Because not far from the USS Arizona Memorial floats the USS Missouri, a battleship that was decommissioned in 1992 and that holds its own place in history.
While the Pearl Harbor attack precipitated the United States’ entry into World War II, the USS Missouri represents our nation’s victory. Japanese officials in 1945 boarded the ship and signed the surrender papers that officially concluded the conflict.
(As an aside, if you ever get a chance to tour a battleship, take it.)
Defeat and triumph are within sight of each other, bridged by an unfathomable four years that resulted in nearly 300,000 American deaths and a shared national commitment to victory.
“It is my earnest hope, and indeed the hope of all mankind,” Gen. Douglas MacArthur said at the surrender ceremony on the deck of the USS Missouri, “that from this solemn occasion a better world shall emerge out of the blood and carnage of the past, a world founded upon faith and understanding, a world dedicated to the dignity of man and the fulfillment of his most cherished wish for freedom, tolerance and justice.”
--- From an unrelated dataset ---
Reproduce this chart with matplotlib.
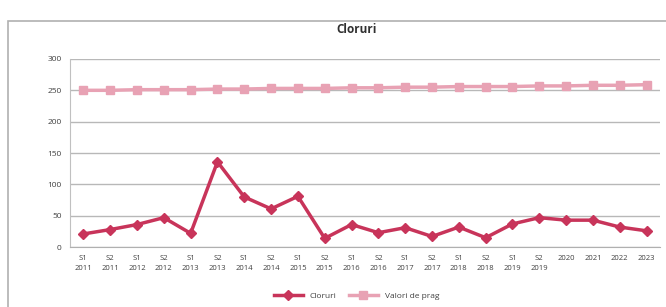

It is an interesting missive from a man who just a few years later really, really wanted to drop atomic bombs on North Korea and China. Yet it remains a profound declaration of the hope that followed the defeat of fascism and imperialism in World War II, a time when the United States suddenly, if briefly, found itself as the world’s only superpower.
We still are waiting for the realization of the hope MacArthur articulated. Goodness knows, tolerance and justice seem to be in short supply today. And in the intervening years, this nation has engaged only in fruitless wars of questionable morality.
But World War II stands as a shining example of American ingenuity, unity, resolve, skill and, indeed, power. Personally, I think we should tap into those traits to combat climate change. In World War II, the chaos and malaise of the Great Depression coalesced into the boldness and courage required to win the war; perhaps the malaise of current times will morph into what is necessary to battle climate change. But that is a discussion for another time.
For now, the focus is on Pearl Harbor and the 80th anniversary of an attack that transformed the world. It is an interesting anniversary, a remembrance of a defeat that presaged a future victory. And even for those of us far too young to remember or fully understand the occasion, it remains a remarkable moment in American history.